Giorgio Pietrostefani, l'ex esponente di Lotta Continua, condannato per l'omicidio del commissario milanese Calabresi, ha dedicato il suo primo anno di detenzione a completare un saggio-pamphlet sull'antiproibizionismo.

«Droga: la fine delle ideologie. Più facile punire che cercare di capire» è reperibile nelle librerie, edito dalla Jaca Book, nella collana «Vie d'uscita».

Nelle 218 pagine viene passata in rassegna la situazione mondiale del settore.
Un'analisi - come spiega l'autore - volutamente di parte. Con una premessa: «Se si vuole davvero fare un passo avanti nella lotta contro i danni provocati dall'abuso di droghe agli uomini e alla società, bisogna mettere fine a quell'accademico e perverso conflitto di ideologie che caratterizza il dibattito mondiale sulle droghe».

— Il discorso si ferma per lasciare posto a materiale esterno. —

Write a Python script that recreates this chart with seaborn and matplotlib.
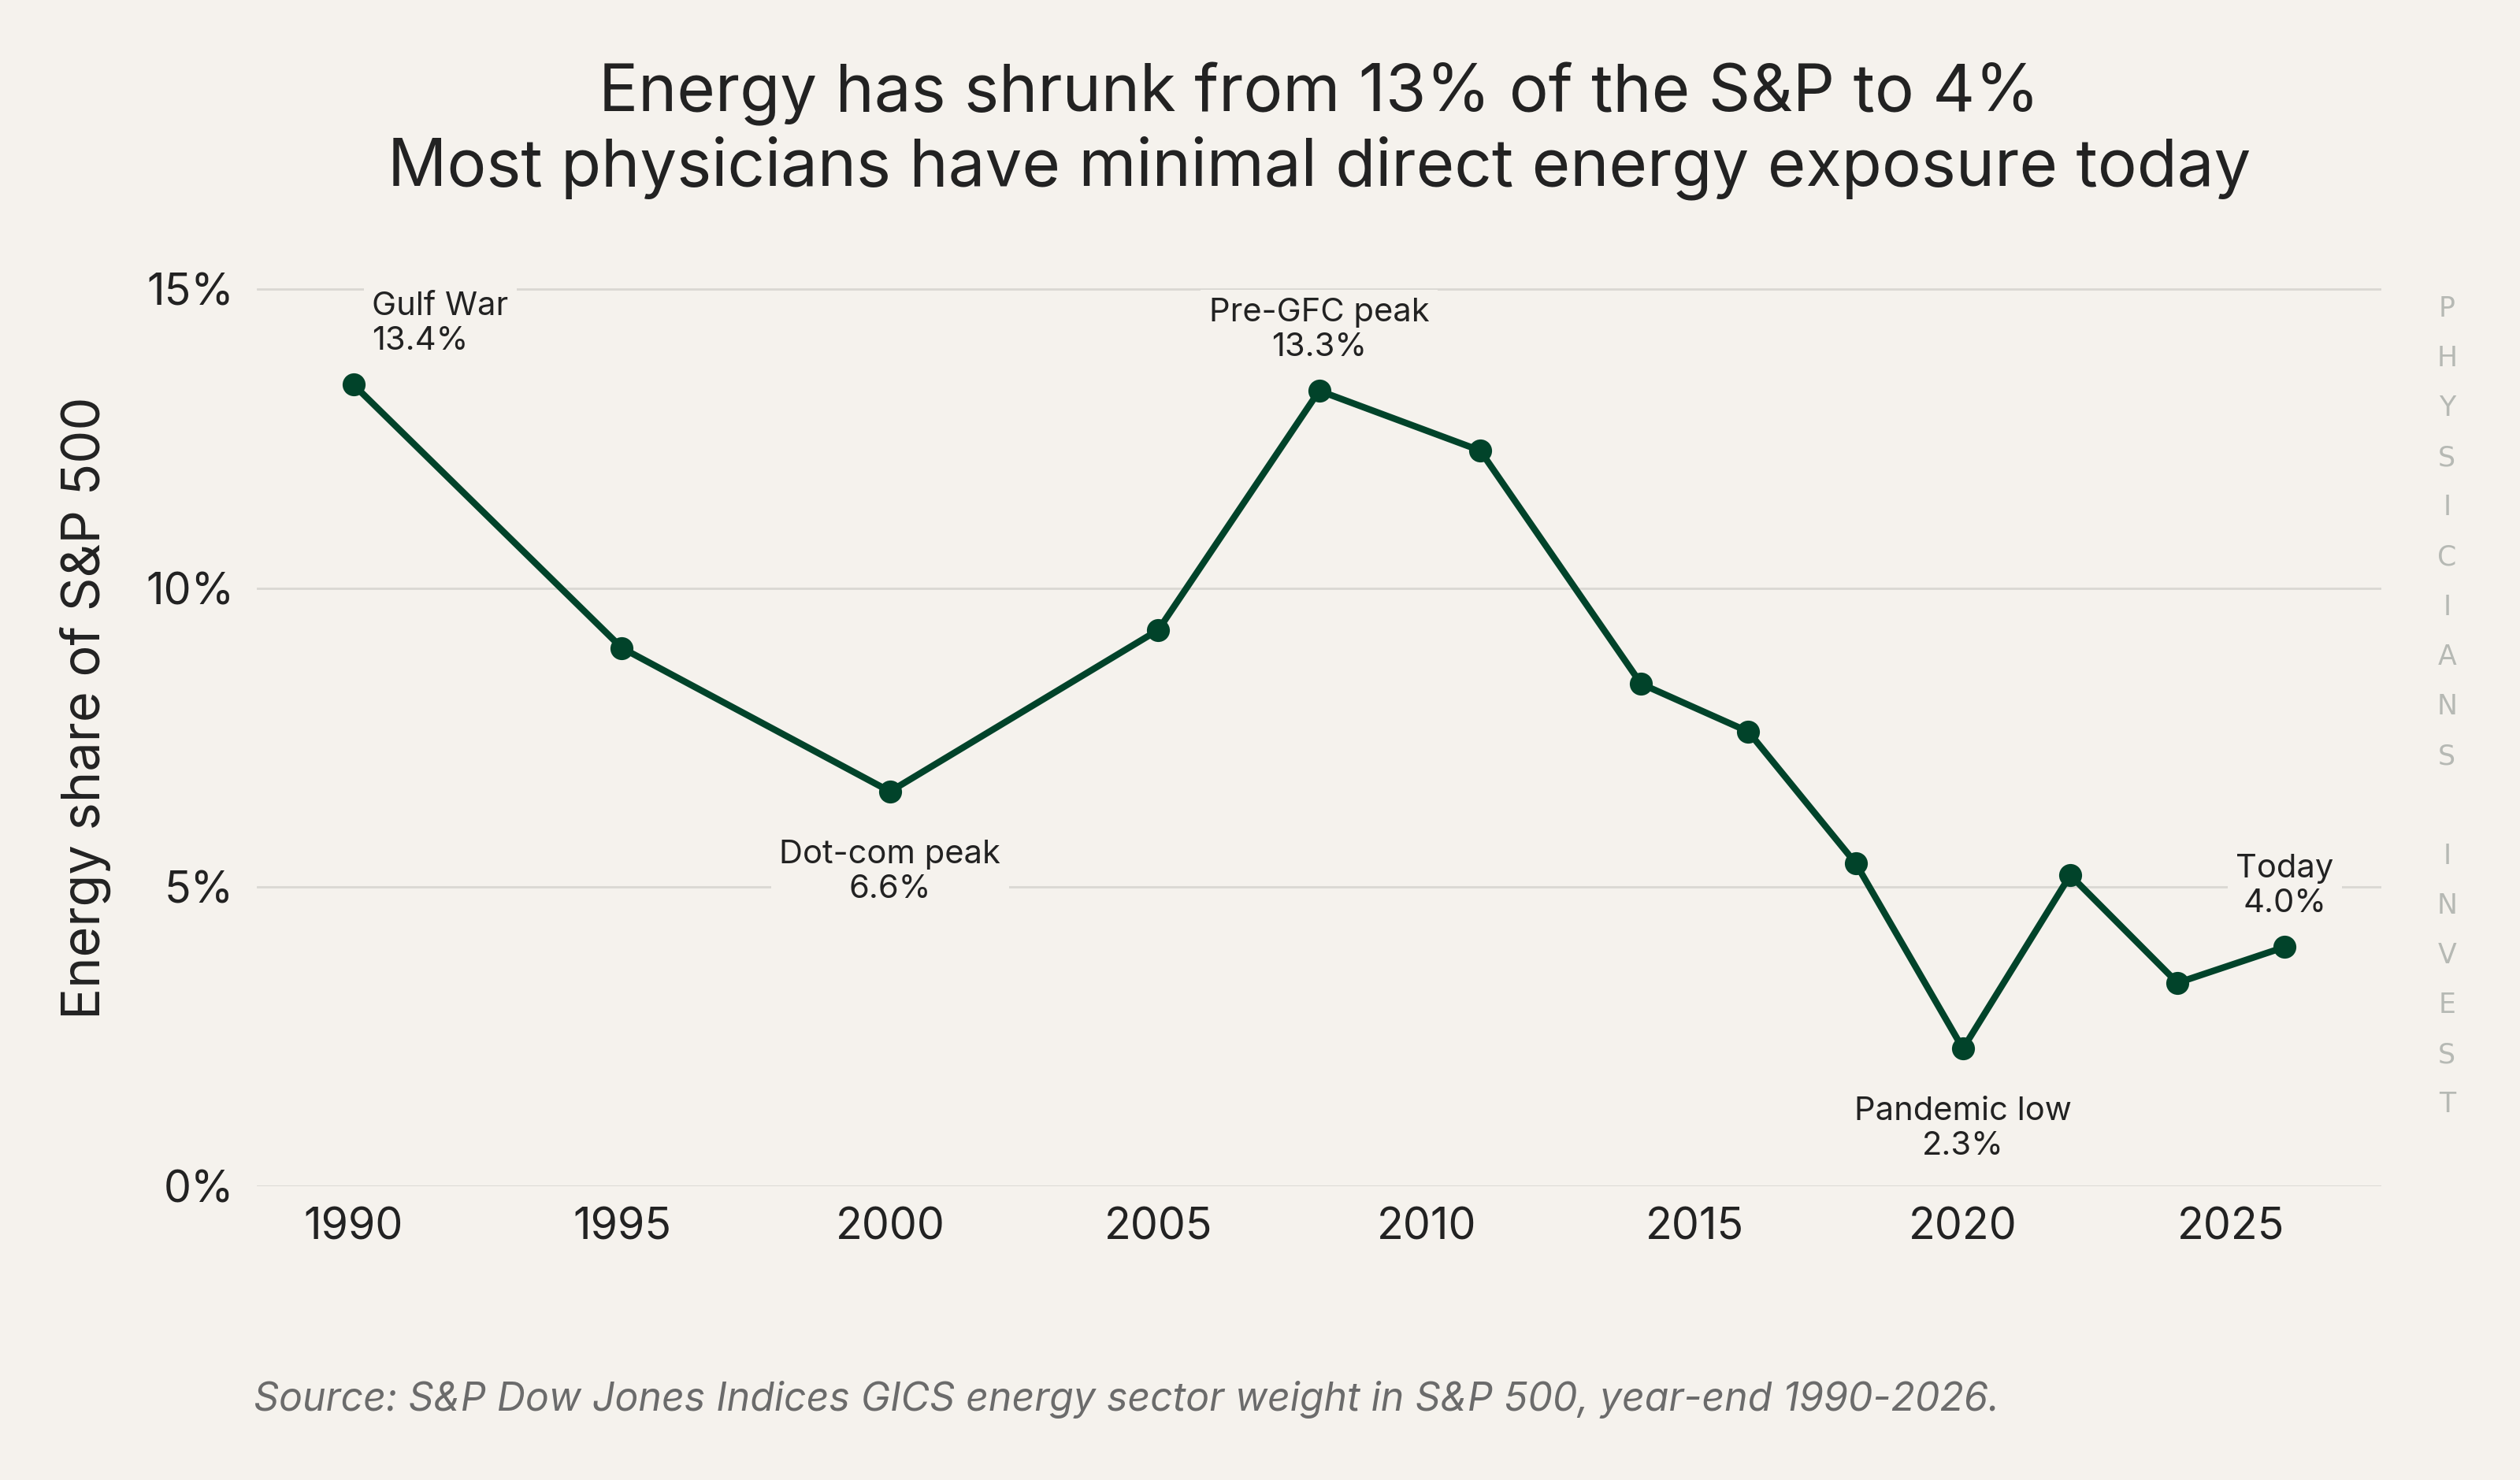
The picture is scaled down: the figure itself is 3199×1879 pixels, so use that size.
import matplotlib
matplotlib.use("Agg")
import matplotlib.pyplot as plt
import matplotlib.ticker as mticker
import seaborn as sns
import pandas as pd

# datos
years = [1990, 1995, 2000, 2005, 2008, 2011, 2014, 2016, 2018, 2020, 2022, 2024, 2026]
energy_share = [13.4, 9.0, 6.6, 9.3, 13.3, 12.3, 8.4, 7.6, 5.4, 2.3, 5.2, 3.4, 4.0]

ann_years = [1990, 2000, 2008, 2020, 2026]
ann_names = ["Gulf War", "Dot-com peak", "Pre-GFC peak", "Pandemic low", "Today"]

title_txt = "Energy has shrunk from 13% of the S&P to 4%\nMost physicians have minimal direct energy exposure today"
ylabel_txt = "Energy share of S&P 500"
source_txt = "Source: S&P Dow Jones Indices GICS energy sector weight in S&P 500, year-end 1990-2026."
watermark = "PHYSICIANS INVEST"

bg = "#F5F2ED"
green = "#01432A"
ink = "#222222"

sns.set_theme(style="white")
plt.rcParams["font.family"] = ["Inter", "DejaVu Sans"]

df = pd.DataFrame({"year": years, "share": energy_share})

fig = plt.figure(figsize=(15.995, 9.395), dpi=200, facecolor=bg)
ax = fig.add_axes([0.102, 0.1985, 0.843, 0.6466])
ax.set_facecolor(bg)

sns.lineplot(data=df, x="year", y="share", ax=ax, color=green, linewidth=3.0,
             marker="o", markersize=10.5, markeredgewidth=0, markerfacecolor=green, zorder=3)

ax.set_xlim(1988.2, 2027.8)
ax.set_ylim(0, 16)
ax.set_yticks([0, 5, 10, 15])
ax.yaxis.set_major_formatter(mticker.FuncFormatter(lambda v, p: f"{v:.0f}%"))
ax.set_xticks([1990, 1995, 2000, 2005, 2010, 2015, 2020, 2025])

ax.grid(axis="y", color="#DAD8D3", linewidth=1.0)
ax.grid(axis="x", visible=False)
for s in ax.spines.values():
    s.set_visible(False)
ax.tick_params(axis="both", labelsize=20, colors=ink, length=4.5, width=1.0, pad=5)
ax.tick_params(axis="y", pad=6)

ax.set_xlabel("")
ax.set_ylabel(ylabel_txt, fontsize=24, color=ink, labelpad=16)
ax.set_title(title_txt, fontsize=30, color=ink, pad=20, linespacing=1.2)

# anotaciones
for yr, name in zip(ann_years, ann_names):
    val = energy_share[years.index(yr)]
    label = f"{name}\n{val:.1f}%"
    if name in ("Dot-com peak", "Pandemic low"):
        off, va, ha = (0, -22), "top", "center"
    elif name == "Gulf War":
        off, va, ha = (8.5, 13), "bottom", "left"
    else:
        off, va, ha = (0, 13), "bottom", "center"
    ax.annotate(label, xy=(yr, val), xytext=off, textcoords="offset points",
                ha=ha, va=va, fontsize=15, color=ink, linespacing=1.2, zorder=4,
                bbox=dict(boxstyle="square,pad=0.25", fc=bg, ec="none"),
                annotation_clip=False)

fig.text(0.1007, 0.0468, source_txt, fontsize=18, style="italic", color="#6B6B6B",
         ha="left", va="baseline")

fig.text(0.971, 0.5226, "\n".join(list(watermark)), fontsize=12.5, color="#B6B9B4",
         ha="center", va="center", linespacing=2.08, family="DejaVu Sans")

fig.savefig("out.png", dpi=200, facecolor=bg)
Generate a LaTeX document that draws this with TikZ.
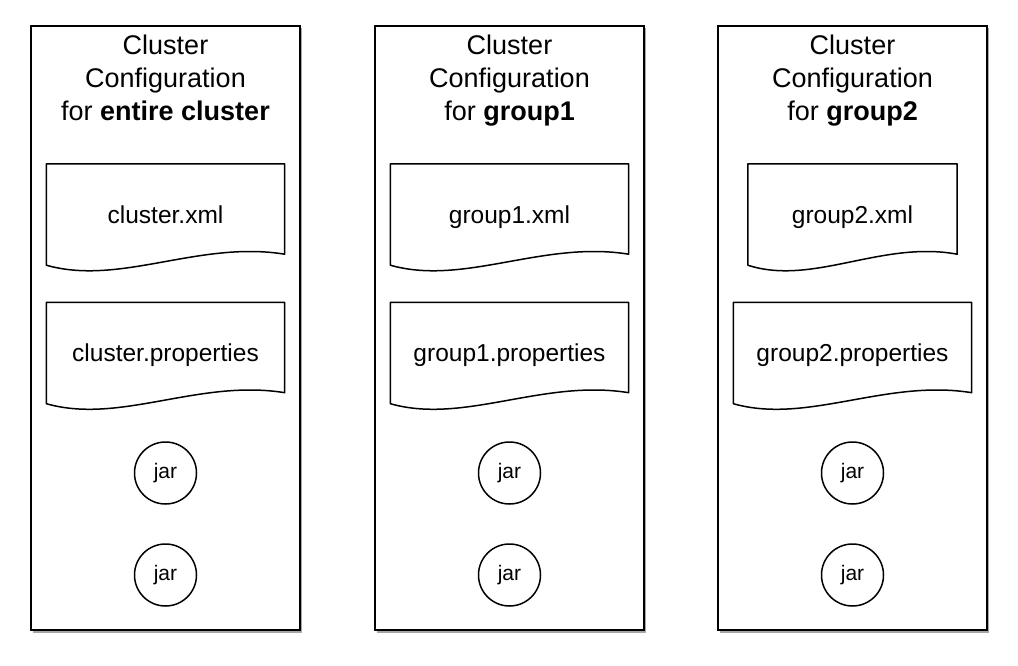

Pietrostefani si rifà alla sua esperienza all'interno di Saman, la comunità terapeutica fondata da Mauro Rostagno. Quindici mesi, in cui aveva dovuto rivedere il metodo basato sull'astinenza finché «la matrice d'origine era stata cancellata e "al guru era stata tagliata la testa"». C'è poi il contatto diretto con la realtà del penitenziario di Pisa: «Il consumo personale di droga è depenalizzato solo a parole; qui si contano molti condannati per avere comprato "roba" per una festa tra amici. Non sono mai stato né interessato né troppo indulgente con chi ama questo tipo di ricreazione. Ma la repressione del consumo o del piccolo spaccio è un'ottusità carica di ipocrisia». Nei primi due capitoli del libro viene scandagliata la situazione mondiale dei produttori di stupefacenti. Un esame disilluso che evidenzia interessi criminali, macroeconomici e politici dietro il prosperare dei narcotrafficanti. La seconda parte invece è dedicata al dibattito sulla legalizzazione, dal manifesto di Nadelmann fino agli esperimenti europei, con particolare attenzione per i modelli svizzeri e olandesi. Loda le chance dei francesi di porsi alla guida di un rinnovamento mentre «il nostro paese, così avanti sugli altri a metà degli anni Settanta, appare paralizzato in un sistema politico senza speranza».